As ill-judged remarks go, it is not on the scale of Jo Moore, the public relations consultant who dubbed September 11 "a good day to bury bad news".

But Birkbeck College's media and publicity officer, Catherine Doherty, is ruing a slip-up that resulted in her emailing a complainant with the message: "Yikes! What a silly little man!"

Author Bob Crew had contacted the college following its launch of a masters degree in creative writing because he had proposed such a course in May 1999 and it had been turned down as "idiosyncratic".

Moreover, the rejection letter - which Mr Crew passed to the vice-chancellor of the University of London, Graham Zellick - was described by Professor Zellick as "to say the least, ungracious, if not downright offensive".

Things went from bad to worse. Earlier this month, Mr Crew contacted the head of English, Sally Ledger, on the launch of the creative writing course, with the message: "If you are going to pinch and very likely plagiarise other people's ideas and proposals, it would be courteous to let them know, if not to acknowledge their contribution."

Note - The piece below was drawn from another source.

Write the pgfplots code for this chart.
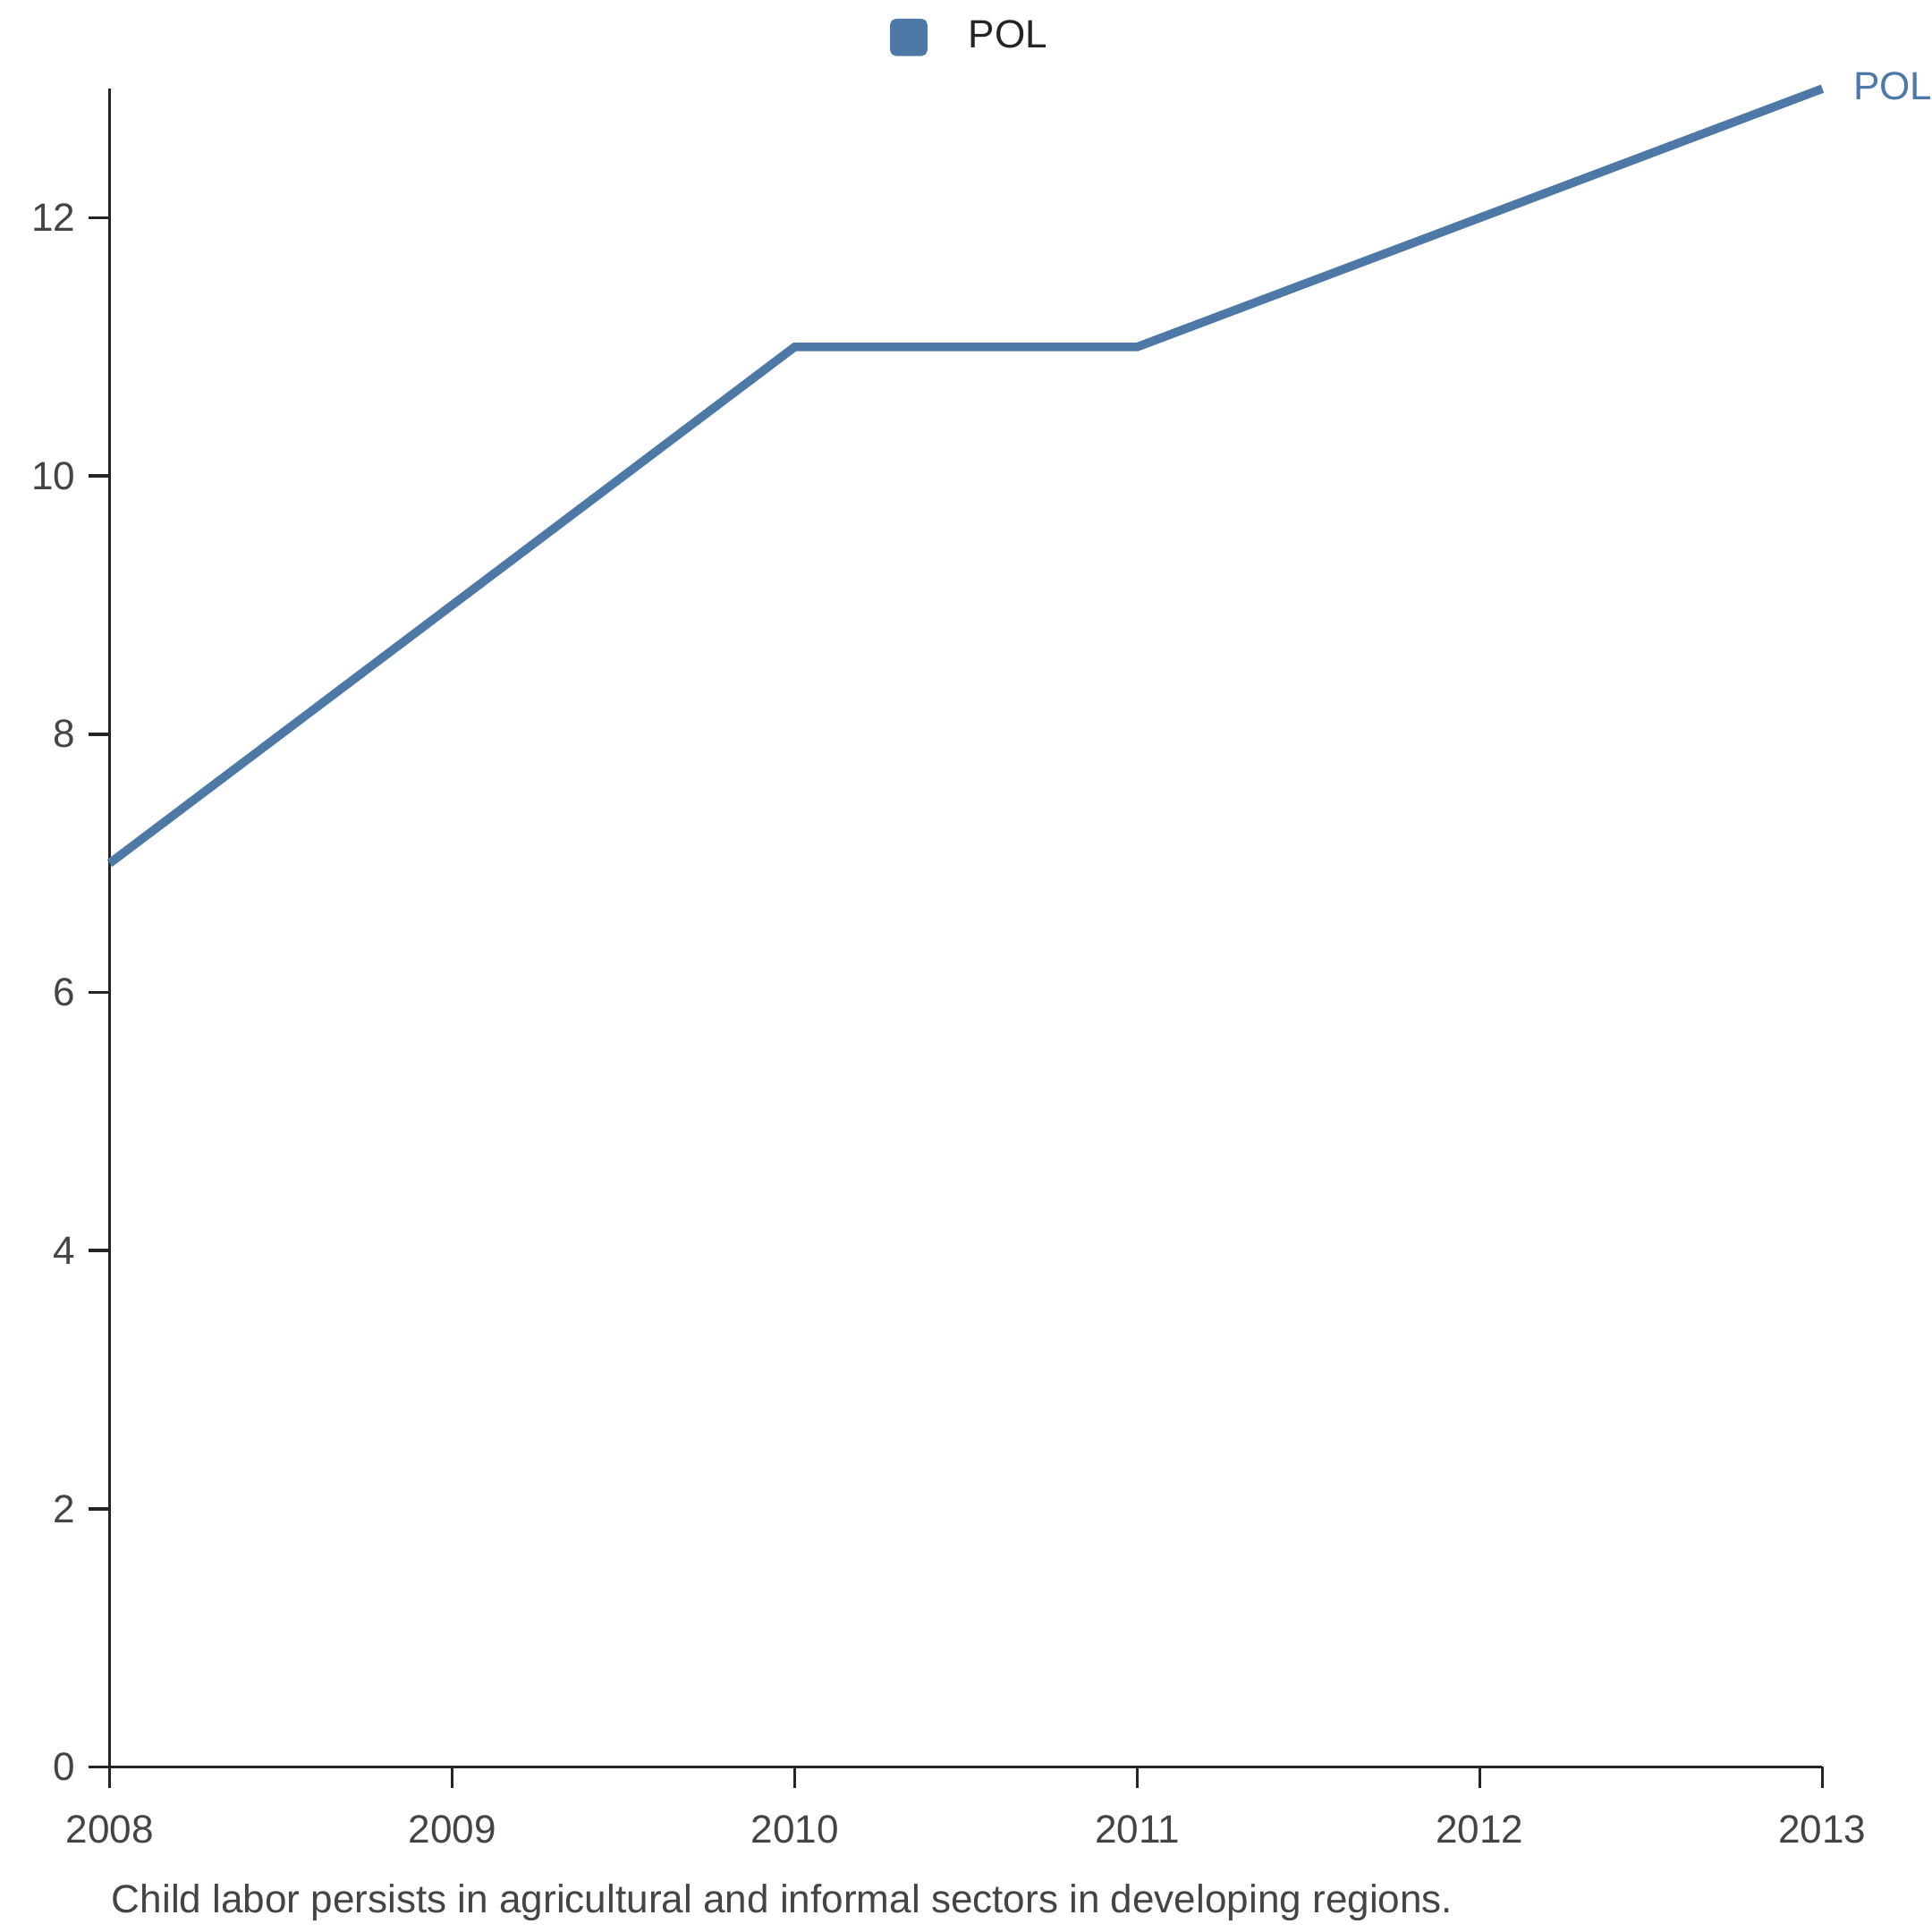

The email was forwarded to Ms Doherty with the message "Here's a hot news story for you!" Ms Doherty then inadvertently sent her thoughts to Mr Crew and Mr Crew shared them with Professor Zellick, who suggested an apology would be in order.

Mr Crew was sent an apology and the promise of a response from the English department.

Immediately afterwards, the college issued the following statement:

"Birkbeck has been running short courses in creative writing through its faculty of continuing education for more than 15 years. In 2000, we introduced a certificate and diploma in creative writing and the idea for an MA has been under consideration for a number of years. If anyone is suggesting that they have the right of ownership of the idea, it is difficult to see how they can substantiate such a claim since courses of this type have been on offer in the UK and US for many years."

While Mr Crew accepts the apology, he remains defiant that it was his idea.